# Start of Data segment
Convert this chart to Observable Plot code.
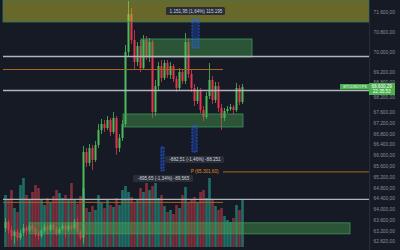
<!DOCTYPE html>
<html><head><meta charset="utf-8">
<script src="https://cdn.jsdelivr.net/npm/d3@7"></script>
<script src="https://cdn.jsdelivr.net/npm/@observablehq/plot@0.6"></script>
<style>
html,body{margin:0;padding:0;background:#161a25;}
#chart{position:relative;width:400px;height:250px;overflow:hidden;background:#161a25;}
#chart svg{position:absolute;left:0;top:0;}
</style></head><body><div id="chart"></div>
<script>
// ---- candle data (BTCUSDT.P) ----
const open = [63308,63530,63234,63012,63160,62938,63123,63308,63197,63382,
63271,63086,63012,63197,63345,63234,63419,63271,63123,63271,
63382,63234,63382,63308,63530,63160,62938,66120,65713,66268,
65824,66379,66934,67156,67008,67304,66860,67378,66268,66638,
67156,70000,71520,70480,69600,70240,69360,70480,69840,70400,
67600,68640,69440,68960,69560,69080,69440,68920,68560,69200,
68840,70400,69120,68560,68040,68440,67680,67415,68240,68880,
68080,68640,67760,67378,67640,67720,67800,67680,68560,68000];
const close = [63530,63234,63012,63160,62938,63123,63308,63197,63382,63271,
63086,63012,63197,63345,63234,63419,63271,63123,63271,63382,
63234,63382,63308,63530,63160,62938,66120,65713,66268,65824,
66379,66934,67156,67008,67304,66860,67378,66268,66638,67156,
70000,71520,70480,69600,70240,69360,70480,69840,70400,67600,
68640,69440,68960,69560,69080,69440,68920,68560,69200,68840,
70400,69120,68560,68040,68440,67680,67415,68240,68880,68080,
68640,67760,67378,67640,67720,67800,67680,68560,68000,68600];
const high = [63678,63604,63382,63234,63271,63234,63456,63382,63530,63493,
63345,63197,63271,63456,63419,63530,63493,63382,63345,63493,
63456,63530,63493,63641,63678,63234,66342,66268,66416,66379,
66527,67156,67341,67304,67452,67378,67600,67452,66786,67304,
70280,72040,71760,70880,70400,70480,70680,70640,70560,70480,
68880,69600,69680,69680,69680,69600,69520,69040,69360,69280,
70760,70560,69280,68720,68600,68560,67840,68400,69560,69040,
68800,68800,67920,67760,67840,67920,67880,68760,68680,68720];
const low = [63160,63086,62864,62716,62827,62864,63012,63049,63123,63160,
62975,62864,62938,63123,63123,63160,63197,63012,63049,63197,
62938,63160,63197,63234,63086,62864,62716,65565,65602,65454,
65750,66268,66786,66860,66934,66712,66786,66009,66120,66527,
67045,69840,70320,69280,69440,69200,69280,69680,69600,67378,
67452,68480,68800,68880,68960,68920,68800,68400,68480,68720,
68720,68960,68400,67840,67920,67563,67267,67341,68120,67920,
67960,67600,66934,67267,67563,67640,67526,67600,67880,67920];
const volume = [520,470,570,390,350,620,690,520,470,550,
620,590,470,420,490,450,510,570,540,490,
520,470,640,470,430,510,590,390,350,410,
370,520,440,390,470,420,400,490,420,570,
610,550,500,440,480,590,550,640,570,610,
640,490,520,410,350,370,330,420,390,520,
600,440,470,500,450,550,570,490,690,470,
410,370,390,310,270,250,290,420,370,470];

// ---- axis ticks ----
const yTicks = [71600,70800,70000,69200,68800,68200,67600,67200,66800,66400,66000,65600,65200,64800,64400,64000,63600,63200,62820];

// ---- drawings (bar index, price) ----
const yellowZone = [{i1:-0.67, i2:121.33, lo:71200, hi:72080}];
const greenZones = [
  {i1:45.33, i2:82.33, lo:69800, hi:70520},
  {i1:39.33, i2:79.33, lo:67045, hi:67526},
  {i1:8, i2:115, lo:63086, hi:63493}
];
const greyLevels = [69840, 68480, 64380];
const orangeLevels = [
  {i1:-0.67, i2:72.67, p:69320},
  {i1:-0.67, i2:72.67, p:64270},
  {i1:72.67, i2:121.33, p:65400}
];
const orangeLabel = [{i:71, p:65400, text:"P (65.301,60)"}];
const measures = [
  {i1:62.33, i2:64.67, lo:70160, hi:71320},
  {i1:62.33, i2:64, lo:66120, hi:67082},
  {i1:52, i2:53, lo:65417, hi:66305}
];
const measureLabels = [
  {i1:53.67, i2:73.33, lo:71480, hi:71800, text:"1.151,95 (1,64%) 115.195"},
  {i1:53.33, i2:73, lo:65713, hi:65972, text:"-882,51 (-1,46%) -88.251"},
  {i1:42.67, i2:62.67, lo:65010, hi:65269, text:"-895,65 (-1,34%) -89.565"}
];
const lastPrice = 68600.29;
const countdown = "22:35:53";
const symbol = "BTCUSDT.PS";

// ---- build ----
const xDom = [-2/3, 364/3];
const candles = open.map((o, i) => ({i, o, c: close[i], h: high[i], l: low[i], v: volume[i]}));
const up = d => d.c >= d.o;
const GREEN = "#4cbb5a", RED = "#e8334d";
const fmt = v => d3.format(",.2f")(v).replace(/,/g, "X").replace(/\./g, ",").replace(/X/g, ".");
const font = "Liberation Sans, Arial, sans-serif";

const vol = Plot.plot({
  width: 400, height: 250, marginLeft: 3, marginRight: 31, marginTop: 0, marginBottom: 3,
  x: {domain: xDom, axis: null},
  y: {domain: [0, 2470], axis: null},
  style: {background: "transparent"},
  marks: [
    Plot.ruleX(candles, {x: "i", y1: 0, y2: "v", stroke: d => up(d) ? "#1f6e68" : "#7f2f3b", strokeWidth: 2.6})
  ]
});

const main = Plot.plot({
  width: 400, height: 250, marginLeft: 3, marginRight: 31, marginTop: 0, marginBottom: 0,
  x: {domain: xDom, axis: null},
  y: {type: "linear", domain: [62487, 67600, 72080], range: [250, 112, 0]},
  style: {background: "transparent", fontFamily: font, fontSize: "5px"},
  marks: [
    Plot.ruleX(candles, {x: "i", y1: "l", y2: "h", stroke: d => up(d) ? GREEN : RED, strokeWidth: 0.8}),
    Plot.ruleX(candles, {x: "i", y1: "o", y2: "c", stroke: d => up(d) ? GREEN : RED, strokeWidth: 2}),
    Plot.rect(yellowZone, {x1: "i1", x2: "i2", y1: "lo", y2: "hi", fill: "rgb(205,200,50)", fillOpacity: 0.45, stroke: "#2e7d6a", strokeWidth: 0.8}),
    Plot.rect(greenZones, {x1: "i1", x2: "i2", y1: "lo", y2: "hi", fill: "rgb(76,175,80)", fillOpacity: 0.4, stroke: "#3c9a5c", strokeWidth: 0.8}),
    Plot.ruleY(greyLevels, {stroke: "#b2b5be", strokeWidth: 1.3}),
    Plot.ruleY(orangeLevels, {y: "p", x1: "i1", x2: "i2", stroke: "#a8661c", strokeWidth: 1}),
    Plot.text(orangeLabel, {x: "i", y: "p", text: "text", textAnchor: "end", fill: "#e08a1e", fontSize: 4.6}),
    Plot.rect(measures, {x1: "i1", x2: "i2", y1: "lo", y2: "hi", fill: "#2962ff", fillOpacity: 0.28, stroke: "#2962ff", strokeWidth: 0.8, strokeDasharray: "2,1.2"}),
    Plot.rect(measureLabels, {x1: "i1", x2: "i2", y1: "lo", y2: "hi", fill: "#2a2e39", rx: 1.5}),
    Plot.text(measureLabels, {x: d => (d.i1 + d.i2) / 2, y: d => (d.lo + d.hi) / 2, text: "text", fill: "#d1d4dc", fontSize: 4.6}),
    Plot.ruleX([121.333], {stroke: "#2a2e39", strokeWidth: 1}),
    Plot.axisY(yTicks, {anchor: "right", tickSize: 0, tickPadding: 4, tickFormat: fmt, fill: "#8b8f9a", fontSize: 4.8, label: null}),
    Plot.rect([lastPrice], {x1: 121.33, x2: 130, y1: 68280, y2: 68760, fill: "#4caf50"}),
    Plot.text([fmt(lastPrice)], {x: 125.4, y: 68640, text: d => d, fill: "#ffffff", fontSize: 4.6}),
    Plot.text([countdown], {x: 125.4, y: 68420, text: d => d, fill: "#ffffff", fontSize: 4.6}),
    Plot.rect([symbol], {x1: 111.67, x2: 121.33, y1: 68500, y2: 68720, fill: "#4caf50"}),
    Plot.text([symbol], {x: 116.5, y: 68610, text: d => d, fill: "#e8ffe8", fontSize: 3.8})
  ]
});

const el = document.getElementById("chart");
el.appendChild(vol);
el.appendChild(main);
</script>
</body></html>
# End of Data segment
[Written exercise]
How many lines of the data contain the word "chart"? Answer with the number alone.

[Exercise answer]
5